The arrangement was ingenious, if—by today’s standards, at least—fairly unusual. When Jim Hodge was in high school in North Carolina in the 1950s, a local Chevy dealership left a Corvette parked in the school parking lot, keys dangling. The rules were simple: licensed drivers only, put in some gas for the next driver—go free.
When your product is a hot rod and its purring engine, the best marketing is the thing itself. Hodge spent many evenings twisting through back mountain roads, wind roaring, tires singing—free-wheeling drives that cemented a lifelong love. Hodge is far from alone in his affection. Cars seem to be a particularly American mania.

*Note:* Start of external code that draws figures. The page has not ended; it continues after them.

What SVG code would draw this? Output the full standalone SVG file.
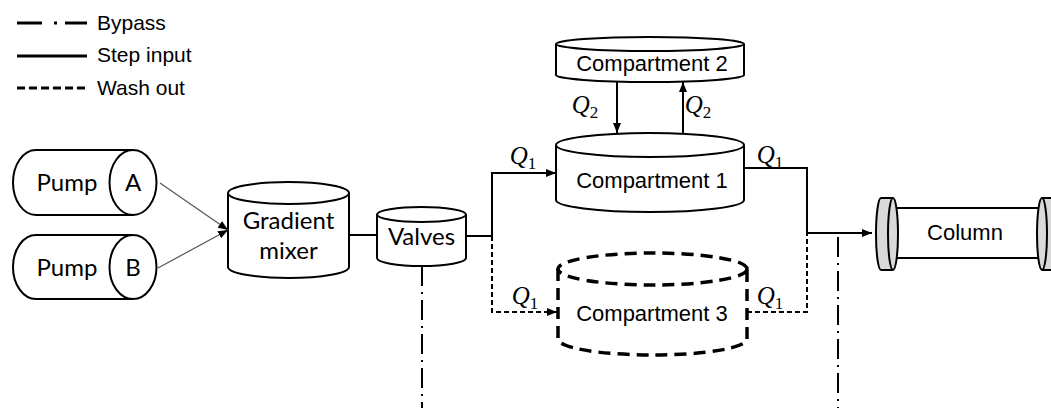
<svg xmlns="http://www.w3.org/2000/svg" width="1051" height="408" viewBox="0 0 1051 408">
  <defs>
    <marker id="arrow" viewBox="0 0 10 8" refX="10" refY="4" markerWidth="10" markerHeight="8" markerUnits="userSpaceOnUse" orient="auto">
      <path d="M0,0 L10,4 L0,8 z" fill="#000"/>
    </marker>
    <style>
      .shape { fill: #fff; stroke: #000; stroke-width: 2; }
      .cap { fill: #d9d9d9; stroke: #000; stroke-width: 2; }
      .wash-shape { fill: none; stroke: #000; stroke-width: 3.5; stroke-dasharray: 12 7; }
      .flow { fill: none; stroke: #000; stroke-width: 2; }
      .wash { fill: none; stroke: #000; stroke-width: 2; stroke-dasharray: 5 3; }
      .bypass { fill: none; stroke: #000; stroke-width: 2; stroke-dasharray: 20 6 2 6; }
      .feed { fill: none; stroke: #555; stroke-width: 1.2; }
      .key { fill: none; stroke: #000; stroke-width: 3; }
      .lbl { font-family: "Liberation Sans", Arial, sans-serif; font-size: 22px; fill: #000; text-anchor: middle; }
      .cal { font-family: Lato, "Noto Sans", sans-serif; font-size: 24px; fill: #000; text-anchor: middle; }
      .leg { font-family: "Liberation Sans", Arial, sans-serif; font-size: 21px; fill: #000; }
      .q { font-family: "Liberation Serif", "Times New Roman", serif; font-size: 25px; font-style: italic; fill: #000; text-anchor: middle; }
      .q tspan { font-style: normal; font-size: 17px; }
    </style>
  </defs>

  <!-- legend -->
  <g id="legend">
    <path d="M17 23 H42 M54 23 H57 M65 23 H87" class="key"/>
    <text x="97" y="30" class="leg">Bypass</text>
    <path d="M17 56 H87" class="key"/>
    <text x="97" y="62" class="leg">Step input</text>
    <path d="M17 88 H87" class="key" stroke-dasharray="8 4"/>
    <text x="97" y="95" class="leg">Wash out</text>
  </g>

  <!-- pumps -->
  <g id="pumpA">
    <path d="M133 150 H36 A23 32.5 0 0 0 36 215 H133" class="shape"/>
    <ellipse cx="133" cy="182.5" rx="23.5" ry="32.5" class="shape"/>
    <text x="67" y="191" class="cal">Pump</text>
    <text x="133" y="191" class="cal">A</text>
  </g>
  <g id="pumpB">
    <path d="M133 235 H36 A23 32 0 0 0 36 299 H133" class="shape"/>
    <ellipse cx="133" cy="267" rx="23.5" ry="32" class="shape"/>
    <text x="67" y="276" class="cal">Pump</text>
    <text x="133" y="276" class="cal">B</text>
  </g>

  <!-- gradient mixer -->
  <g id="mixer">
    <path d="M228 193 V267 A60.5 11 0 0 0 349 267 V193" class="shape"/>
    <ellipse cx="288.5" cy="193" rx="60.5" ry="11" class="shape"/>
    <text x="288.5" y="229" class="cal">Gradient</text>
    <text x="288.5" y="259" class="cal">mixer</text>
  </g>

  <!-- valves -->
  <g id="valves">
    <path d="M377 214.5 V258 A44.5 8 0 0 0 466 258 V214.5" class="shape"/>
    <ellipse cx="421.5" cy="214.5" rx="44.5" ry="7.5" class="shape"/>
    <text x="421.5" y="245" class="cal">Valves</text>
  </g>

  <!-- compartments -->
  <g id="compartment2">
    <path d="M556 44 V75 A94 7 0 0 0 744 75 V44" class="shape"/>
    <ellipse cx="650" cy="44" rx="94" ry="7" class="shape"/>
    <text x="652" y="71" class="lbl">Compartment 2</text>
  </g>
  <g id="compartment1">
    <path d="M556 145 V200 A94 12 0 0 0 744 200 V145" class="shape"/>
    <ellipse cx="650" cy="145" rx="94" ry="12" class="shape"/>
    <text x="652" y="188" class="lbl">Compartment 1</text>
  </g>
  <g id="compartment3">
    <path d="M558 269 V339 A94.5 16 0 0 0 747 339 V269" class="wash-shape"/>
    <ellipse cx="652.5" cy="269" rx="94.5" ry="16" class="wash-shape"/>
    <text x="652" y="321" class="lbl">Compartment 3</text>
  </g>

  <!-- column -->
  <g id="column">
    <rect x="895" y="208" width="145" height="50" class="shape"/>
    <path d="M893 198 H881 A5 36 0 0 0 881 270 H893" class="cap"/>
    <ellipse cx="893" cy="234" rx="5" ry="36" class="cap"/>
    <path d="M1042 198 H1064 V270 H1042" class="cap"/>
    <ellipse cx="1042" cy="234" rx="5" ry="36" class="cap"/>
    <text x="965" y="240" class="lbl">Column</text>
  </g>

  <!-- connectors -->
  <g id="connectors">
    <path d="M160 183 L228 230" class="feed" marker-end="url(#arrow)"/>
    <path d="M158 268 L228 230" class="feed" marker-end="url(#arrow)"/>
    <path d="M349 235 H377" class="flow"/>
    <path d="M466 236 H492 V173 H556" class="flow" marker-end="url(#arrow)"/>
    <path d="M492 236 V312 H557" class="wash" marker-end="url(#arrow)"/>
    <path d="M617 82 V133" class="flow" marker-end="url(#arrow)"/>
    <path d="M683 134 V82" class="flow" marker-end="url(#arrow)"/>
    <path d="M744 168 H807 V233 H872" class="flow" marker-end="url(#arrow)"/>
    <path d="M747 312 H807 V233" class="wash"/>
    <path d="M422 266 V408" class="bypass"/>
    <path d="M838 237 V408" class="bypass"/>
  </g>

  <!-- flow rate labels -->
  <g id="flow-labels">
    <text x="523" y="164" class="q">Q<tspan dy="5">1</tspan></text>
    <text x="770" y="163" class="q">Q<tspan dy="5">1</tspan></text>
    <text x="585" y="113" class="q">Q<tspan dy="5">2</tspan></text>
    <text x="698" y="113" class="q">Q<tspan dy="5">2</tspan></text>
    <text x="525" y="304" class="q">Q<tspan dy="5">1</tspan></text>
    <text x="770" y="304" class="q">Q<tspan dy="5">1</tspan></text>
  </g>
</svg>
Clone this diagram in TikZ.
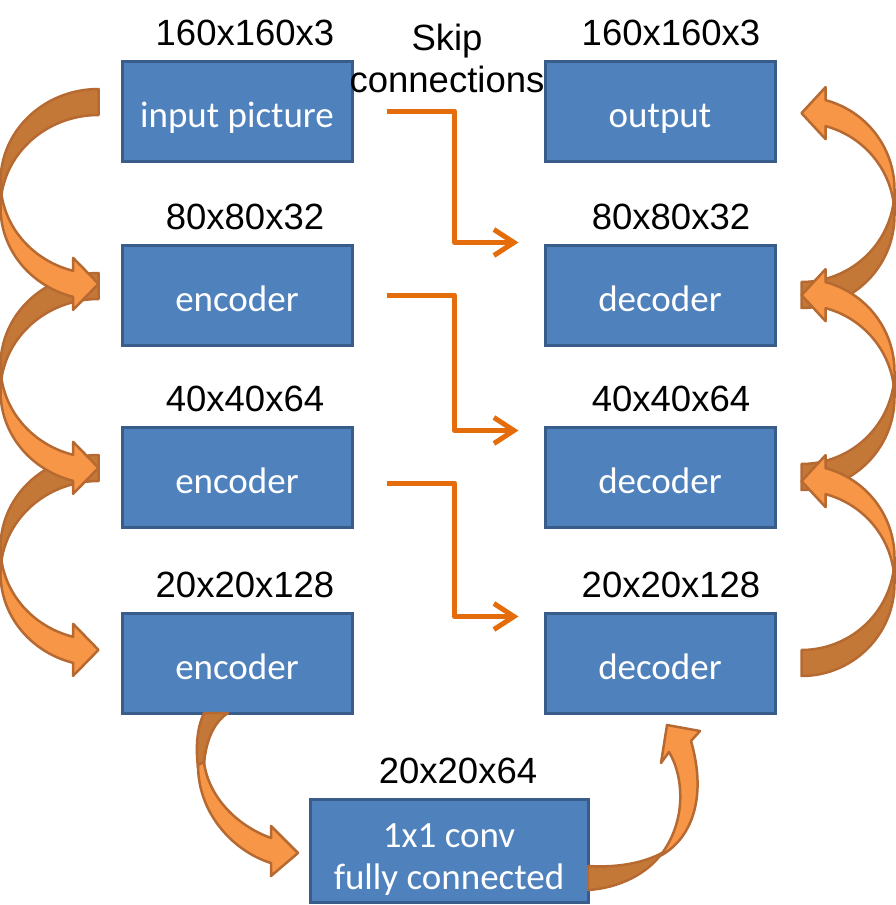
\documentclass[tikz,border=0pt]{standalone}
\usepackage{fontspec}
\setmainfont{Liberation Sans}
\newfontfamily\boxfont{Carlito}
\usetikzlibrary{arrows.meta,positioning}

\definecolor{boxblue}{HTML}{4F81BD}
\definecolor{boxline}{HTML}{385D8A}
\definecolor{skiporange}{HTML}{E46C0A}
\definecolor{arrowlight}{HTML}{F79646}
\definecolor{arrowdark}{HTML}{C47838}
\definecolor{arrowline}{HTML}{B66A32}

\tikzset{
  box/.style={draw=boxline, fill=boxblue, line width=3pt, minimum width=230pt, minimum height=100pt,
    text=white, font=\boxfont\fontsize{37}{42}\selectfont, align=center, inner sep=0pt,
    text height=32pt, text depth=0pt},
  sizelabel/.style={font=\fontsize{36.5}{42}\selectfont, inner sep=0pt, align=center},
  skiparrow/.style={draw=skiporange, line width=5pt, line join=round, -{Straight Barb[length=20pt,width=26pt]}},
  bendfill/.style={draw=arrowline, line width=2.5pt, line join=round},
  bend arrow/.pic={
    \path[bendfill, fill=arrowdark] plot[domain=0:90, samples=40] ({#1*cos(270-\x)}, {92.5+92.5*sin(270-\x)})
      -- plot[domain=0:90, samples=40] ({#1*cos(180+\x)}, {118.5+92.5*sin(180+\x)}) -- cycle;
    \path[bendfill, fill=arrowlight] plot[domain=0:75, samples=40] ({#1*cos(180-\x)}, {92.5+92.5*sin(180-\x)})
      -- ({#1*cos(105)}, 168.85) -- (0, 194.85) -- ({#1*cos(105)}, 220.85)
      -- plot[domain=0:75, samples=40] ({#1*cos(105+\x)}, {118.5+92.5*sin(105+\x)}) -- cycle;
  }
}

\begin{document}
\begin{tikzpicture}[x=1pt, y=-1pt]
  \useasboundingbox (0,0) rectangle (896,905);

  % blocks
  \node[box] (in) at (237,111) {input picture};
  \node[box] (enc1) at (237,295) {encoder};
  \node[box] (enc2) at (237,477) {encoder};
  \node[box] (enc3) at (237,663) {encoder};
  \node[box] (out) at (660,111) {output};
  \node[box] (dec1) at (660,295) {decoder};
  \node[box] (dec2) at (660,477) {decoder};
  \node[box] (dec3) at (660,663) {decoder};
  \node[box, minimum width=278pt, minimum height=103pt, text height=76pt] (conv) at (449,851) {1x1 conv\\fully connected};

  % sizes
  \node[sizelabel] (lin) at ([xshift=8pt, yshift=27pt]in.north) {160x160x3};
  \node[sizelabel] (lenc1) at ([xshift=8pt, yshift=27pt]enc1.north) {80x80x32};
  \node[sizelabel] (lenc2) at ([xshift=8pt, yshift=27pt]enc2.north) {40x40x64};
  \node[sizelabel] (lenc3) at ([xshift=8pt, yshift=27pt]enc3.north) {20x20x128};
  \node[sizelabel] (lout) at ([xshift=11pt, yshift=27pt]out.north) {160x160x3};
  \node[sizelabel] (ldec1) at ([xshift=11pt, yshift=27pt]dec1.north) {80x80x32};
  \node[sizelabel] (ldec2) at ([xshift=11pt, yshift=27pt]dec2.north) {40x40x64};
  \node[sizelabel] (ldec3) at ([xshift=11pt, yshift=27pt]dec3.north) {20x20x128};
  \node[sizelabel] (lconv) at ([xshift=9pt, yshift=27pt]conv.north) {20x20x64};
  \node[sizelabel] (skip) at (447,58) {Skip\\connections};

  % skip connections
  \draw[skiparrow] ([xshift=33pt]in.east) -- ++(68,0) |- ([xshift=-25pt, yshift=1pt]dec1.north west);
  \draw[skiparrow] ([xshift=33pt]enc1.east) -- ++(68,0) |- ([xshift=-25pt, yshift=-5pt]dec2.north west);
  \draw[skiparrow] ([xshift=33pt, yshift=-6pt]enc2.east) -- ++(68,0) |- ([xshift=-25pt, yshift=-5pt]dec3.north west);

  % encoder side
  \pic at ([xshift=-22pt, yshift=22pt]enc2.west) {bend arrow=98};
  \pic at ([xshift=-22pt, yshift=22pt]enc1.west) {bend arrow=98};
  \pic at ([xshift=-22pt, yshift=22pt]in.west) {bend arrow=98};

  % decoder side
  \pic[rotate=180] at ([xshift=25pt, yshift=-13pt]dec1.east) {bend arrow=93};
  \pic[rotate=180] at ([xshift=25pt, yshift=-13pt]dec2.east) {bend arrow=93};
  \pic[rotate=180] at ([xshift=25pt, yshift=-13pt]dec3.east) {bend arrow=93};

  % bottom
  \path[bendfill, fill=arrowdark] (204,713) .. controls (196,730) and (196,750) .. (198,768)
    -- (204,764) .. controls (206,740) and (214,722) .. (228,713) -- cycle;
  \path[bendfill, fill=arrowlight] (198,765) .. controls (198,815) and (235,852) .. (271,863)
    -- (271,876) -- (298,853) -- (271,826) -- (271,838) .. controls (235,825) and (208,795) .. (204,762) -- cycle;
  \path[bendfill, fill=arrowdark] (588,866) .. controls (620,868) and (645,862) .. (662,853)
    .. controls (648,873) and (620,888) .. (588,890) -- cycle;
  \path[bendfill, fill=arrowlight] (660,856) .. controls (690,840) and (708,800) .. (691,741)
    -- (700,731) -- (667,725) -- (661,763) -- (669,752) .. controls (683,775) and (688,820) .. (660,856) -- cycle;
\end{tikzpicture}
\end{document}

Perhaps that’s because the automobile—while officially invented in Europe—“came into being here,” as Hodge puts it. “We had thousands of miles of open area that needed people to go.” By the 1920s, state and local groups were collaborating to create official numbered highways. U.S. Highway 66, which unspools from Chicago to Los Angeles, maybe the most famous. But U.S. 90, built in the same era atop a route once known as the “Old Spanish Trail,” is, as far as I’m concerned, in the same class. It’s a rare opportunity to drift along the highway, watching waves breaking across the sand. But there is one week each year that the road trip becomes difficult: in early October, during “Cruisin’ the Coast.”